The 100 Most Powerful People in New York Real Estate

 

80

Richard Lipsky

Lobbyist, Richard Lipsky Associates

To many large developers, particularly those who build big-box retail, Mr. Lipsky is a pain in the ass. He organizes public opposition and pitches to the media a constant David vs. Goliath story line, usually with small retailers, threatened by the Vornados and the Related Companies of the world, playing the David role.

 

81

Paula Del Nunzio

Managing Director at Brown Harris Stevens

Unlike Dolly Lenz, she doesn’t appear in BlackBerry ads or on Fox News, but Ms. Del Nunzio has helped turn uptown mansions into commodities worth more than the G.D.P. of some nations. She set a $40 million townhouse record in 2006, but broke that with a still-reigning $53 million sale.

 

82

Thomas Frieden

New York City Health Commissioner

The epidemiologist has presided over the most massive reactionary crackdown on city restaurants in years, shuttering some 200 locations in six weeks after an embarrassing video showed rats overrunning a recently inspected eatery.

 

83

Jesse Masyr

Partner, Wachtel & Masyr LLP

A key party in some of the city’s largest development deals, Mr.
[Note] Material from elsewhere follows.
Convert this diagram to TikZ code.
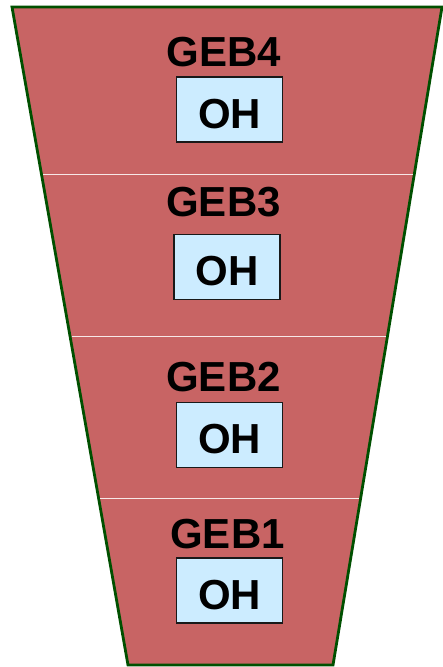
\documentclass[tikz,border=0pt]{standalone}
\usepackage{fontspec}
\setmainfont{Liberation Sans}
\usetikzlibrary{calc}
\definecolor{funnelred}{RGB}{200,100,100}
\definecolor{funnelgreen}{RGB}{0,80,0}
\definecolor{boxblue}{RGB}{204,236,255}
\tikzset{
  gebtitle/.style={font=\bfseries\fontsize{42}{42}\selectfont, inner sep=0pt},
  ohbox/.style={draw=black!90, line width=1.5pt, fill=boxblue, minimum width=106pt,
    minimum height=65pt, inner sep=0pt, text height=37pt, text depth=0pt,
    font=\bfseries\fontsize{42}{42}\selectfont},
  divider/.style={draw=white!85!funnelred, line width=1pt}
}
\begin{document}
\begin{tikzpicture}[x=1pt,y=-1pt]
\useasboundingbox (0,0) rectangle (443,667);
\coordinate (tl) at (12,7);
\coordinate (tr) at (442,7);
\coordinate (br) at (333,665);
\coordinate (bl) at (128,665);
\filldraw[fill=funnelred, draw=funnelgreen, line width=2.8pt, line join=miter]
  (tl) -- (tr) -- (br) -- (bl) -- cycle;
% layer separators
\foreach \t in {0.2553,0.5015,0.7477}
  \draw[divider] ($(tl)!\t!(bl)+(1.5,0)$) -- ($(tr)!\t!(br)+(-1.5,0)$);
% layers
\node[gebtitle] (g4) at (224,52) {GEB4};
\node[ohbox] (oh4) at (229.5,109.5) {OH};
\node[gebtitle] (g3) at (223.5,202) {GEB3};
\node[ohbox] (oh3) at (227,267) {OH};
\node[gebtitle] (g2) at (223.5,377) {GEB2};
\node[ohbox] (oh2) at (229.5,435) {OH};
\node[gebtitle] (g1) at (227.5,534.5) {GEB1};
\node[ohbox] (oh1) at (229.5,590.5) {OH};
\end{tikzpicture}
\end{document}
Masyr, attorney for the Related Companies, is currently the lead private-sector negotiator in talks for the future of Coney Island.

 

84

Tom Colicchio

Chef and Owner of Craft, Craftsteak, Craftbar and ’Wichcraft restaurants

Danny Meyer’s former partner at Gramercy Tavern continues to expand his own culinary empire to 15 locations, with separate ’Wichcraft kiosks opening soon in Herald Square and Greeley Square.

 

85

Nicolai Ouroussoff

Chief Architecture Critic for The New York Times

The great champion of New York starchitecture happens to not like the term, which he calls a portmanteau for the “churlish.” His love for name-brand architecture is nearly ceaseless (in March he called big-designer condos “gorgeous tokens” of New York vanity), and it’s also captivating.

 

86

Marvin Markus

Chairman of the Rent Guidelines Board

Sometimes decried as a “stooge for the landlords,” the man in charge of regulating monthly rates for one million apartments citywide is actually an equal-opportunity offender. Turns out property owners didn’t think much of the latest round of rent hikes, either.

 

87

Jonathan Miller

President and CEO of Miller Samuel

His huge market reports for Elliman can stir up exhilaration or dread about the state of the city, the kind of thing that makes or breaks a bubble. Plus, his firm did $5 billion in Manhattan evaluations last year, which means there’s a relatively good chance he’s appraised you.

 

88

Andrew Berman

Executive Director, Greenwich Village Society for Historic Preservation

Building anything new in Greenwich Village can be an extraordinarily trying, if not impossible, experience today, in large part due to the well-organized resistance of Mr. Berman.

 

89

Richard Brodsky

Member and Chair, Committee on Corporations, Authorities and Commissions, New York State Assembly

The loudest legislative critic of New York City’s approach to mega-projects, Richard Brodsky of Westchester takes seriously his role as chairman of the committee that oversees the state’s development agency. He was the most visible opponent of congestion pricing in Albany.

 

 

 

90

Keith McNally

Restaurateur

From Odeon to Pastis to Schiller’s Liquor Bar, the former bellhop turned eatery titan is often at the forefront of a neighborhood’s renaissance. Now, the Balthazaar boss is aiming to revive Greenwich Village’s ancient Minetta Tavern.

 

91

Lockhart Steele

Publisher of Curbed Network

Armed with a reported $1.5 million in financing, the ubiquitous blogger, who changed the way New Yorkers gossip about what’s going on (and up) in their neighborhoods, is now extending the sewing circle to more cities. First up: Chicago. Then, who knows? “Curbed Tallahassee’s not launching next month or anything like that,” he said.

 

92

David Levinson

Chairman and CEO of L&L Holding Co.

Mr. Levinson, formerly of CB Richard Ellis, left in 2005 to found L&L. The firm now owns and manages a five-million-square-foot portfolio that includes 142 West 57th Street and 195 Broadway in the Financial District, to which Mr. Levinson recently lured Omnicom Group.

 

93

Joseph Sitt

Principal, Thor Equities

Having snapped up land in Coney Island’s amusement district, he’s got the city—and its plan to turn that land into a modern-day Vegas on the Atlantic—under his thumb. Or maybe the city, wielding the threat of rezoning said location into parkland, has him under its thumb. Either way.